A sentence in the Bay Delta Conservation Plan draft EIR puzzled me:
“The city of Stockton depends almost entirely on groundwater for its municipal and industrial water needs.” (See Page 11 of Chapter 7)
In reality, Stockton has now tapped all four of the major streams in San Joaquin County. Stockton East diverts the Calaveras River; the district contracts with the feds for Stanislaus River flows; the city takes Delta water off the San Joaquin River thanks to the new $220 million Delta Water Supply Project; and it buys Mokelumne River water from the Woodbridge Irrigation District.
That’s a pretty diverse portfolio.
“We’re told our story over and over again about how we (the city, CalWater and the county), since 1977, have reduced our reliance on groundwater to meet our needs in the Stockton Metropolitan Area,” said Bob Granberg, deputy director of Stockton’s Municipal Utilities Department.
In 2000-01 groundwater accounted for about 38 percent of the city’s water supply.

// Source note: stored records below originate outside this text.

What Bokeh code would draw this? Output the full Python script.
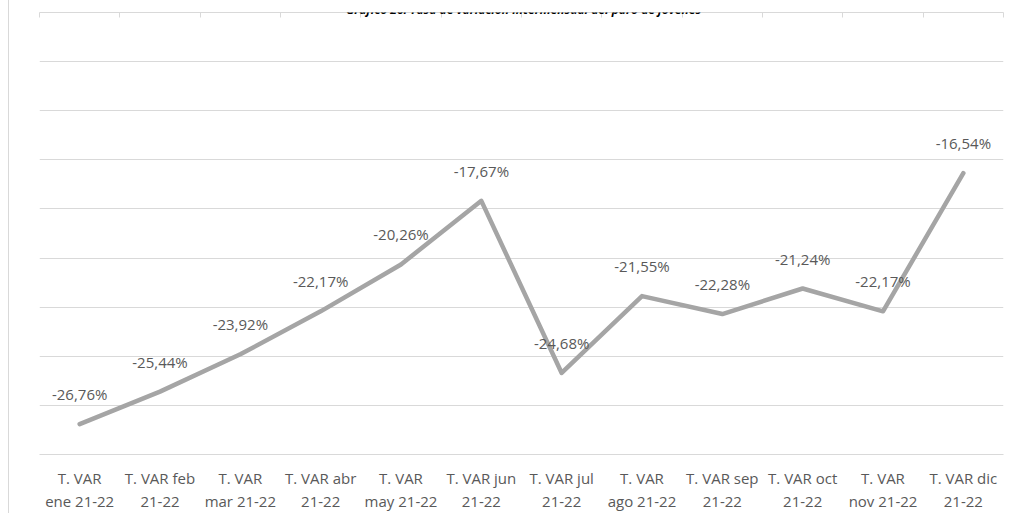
from bokeh.plotting import figure
from bokeh.models import (FactorRange, Range1d, FixedTicker, CategoricalAxis, Label,
                          ColumnDataSource, CustomJSTickFormatter)
from bokeh.embed import file_html
from bokeh.resources import INLINE
from bokeh.core.properties import value

# ---------------- data ----------------
categories = ["T. VAR ene 21-22", "T. VAR feb 21-22", "T. VAR mar 21-22", "T. VAR abr 21-22",
              "T. VAR may 21-22", "T. VAR jun 21-22", "T. VAR jul 21-22", "T. VAR ago 21-22",
              "T. VAR sep 21-22", "T. VAR oct 21-22", "T. VAR nov 21-22", "T. VAR dic 21-22"]
tick_line1 = ["T. VAR", "T. VAR feb", "T. VAR", "T. VAR abr", "T. VAR", "T. VAR jun",
              "T. VAR jul", "T. VAR", "T. VAR sep", "T. VAR oct", "T. VAR", "T. VAR dic"]
tick_line2 = ["ene 21-22", "21-22", "mar 21-22", "21-22", "may 21-22", "21-22",
              "21-22", "ago 21-22", "21-22", "21-22", "nov 21-22", "21-22"]
values = [-26.76, -25.44, -23.92, -22.17, -20.26, -17.67,
          -24.68, -21.55, -22.28, -21.24, -22.17, -16.54]
y_ticks = [-28, -26, -24, -22, -20, -18, -16, -14, -12, -10]
title_text = "Gráfico 26. Tasa de variación intermensual del paro de jóvenes"

labels = [f"{v:.2f}".replace(".", ",") + "%" for v in values]
src = ColumnDataSource(dict(cat=categories, val=values, lab=labels))

FONT = "Open Sans"
TXT = "#595959"
GRID = "#D9D9D9"

p = figure(width=1003, height=513, output_backend="svg", toolbar_location=None,
           x_range=FactorRange(*categories), y_range=Range1d(y_ticks[0], y_ticks[-1]),
           min_border_left=30, min_border_right=9, min_border_top=12, min_border_bottom=40)
p.margin = (0, 0, 0, 8)
p.styles = {"border-left": "1px solid #D9D9D9"}
p.outline_line_color = None
p.background_fill_color = "white"
p.border_fill_color = "white"

# y grid only
p.yaxis.ticker = FixedTicker(ticks=y_ticks)
p.ygrid.ticker = FixedTicker(ticks=y_ticks)
p.yaxis.visible = False
p.ygrid.grid_line_color = GRID
p.ygrid.grid_line_width = 1
p.xgrid.grid_line_color = None

JS = "const i = cats.indexOf(tick); return i >= 0 ? labs[i] : String(tick);"

# bottom axis: first line of labels (its line is the lowest gridline)
ax1 = p.xaxis[0]
ax1.formatter = CustomJSTickFormatter(args=dict(cats=categories, labs=tick_line1), code=JS)
ax1.axis_line_color = GRID
ax1.axis_line_width = 1
ax1.major_tick_line_color = None
ax1.major_tick_out = 0
ax1.major_tick_in = 0
ax1.major_label_standoff = 13
ax1.major_label_text_font = FONT
ax1.major_label_text_font_size = "15px"
ax1.major_label_text_color = TXT

# bottom axis: second line of labels
ax2 = CategoricalAxis(axis_line_color=None, major_tick_line_color=None,
                      major_tick_out=0, major_tick_in=0, major_label_standoff=0,
                      major_label_text_font=FONT, major_label_text_font_size="15px",
                      major_label_text_color=TXT,
                      formatter=CustomJSTickFormatter(args=dict(cats=categories, labs=tick_line2),
                                                      code=JS))
p.add_layout(ax2, "below")

# top axis with tick marks at the category boundaries
top = CategoricalAxis(ticker=FixedTicker(ticks=list(range(len(categories) + 1))),
                      axis_line_color=GRID, major_tick_line_color=GRID,
                      major_tick_in=5, major_tick_out=0, major_label_text_font_size="0px",
                      major_label_text_color=None, major_label_standoff=0)
p.add_layout(top, "above")

# series line
p.line("cat", "val", source=src, line_color="#A5A5A5", line_width=4.5,
       line_join="round", line_cap="round")

# data labels
p.text("cat", "val", text="lab", source=src, y_offset=-30, text_align="center",
       text_baseline="middle", text_font=value(FONT), text_font_size="15px", text_color=TXT)

# title
p.add_layout(Label(x=6.025, y=-9.874, text=title_text, text_align="center",
                   text_baseline="alphabetic", text_font=FONT, text_font_size="12px",
                   text_font_style="bold italic", text_color="black"))

open("out.html", "w").write(file_html(p, INLINE))
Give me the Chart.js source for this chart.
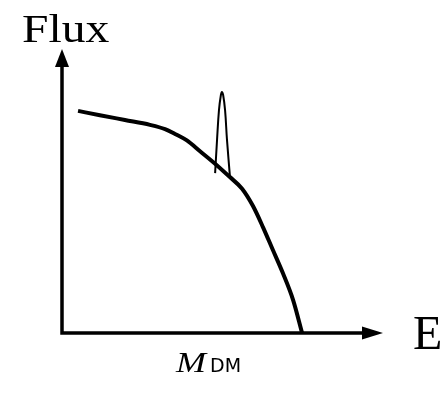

That number nudged up a bit to a peak of 42.7 percent in 2004-05, but has since declined significantly. 2012-13 was the lowest year yet, with just 14.8 percent of Stockton’s water coming from below ground.
And the Delta Water Supply Project wasn’t even in service for that entire year.
Big picture: The less we rely on groundwater, the more likely it will be available to help us during extended droughts. A healthy groundwater table beneath the city can also help prevent the intrusion of saltier water from beneath the Delta.
“It would be safe to say we would get below 10 percent (groundwater use) in the coming years,” Granberg said.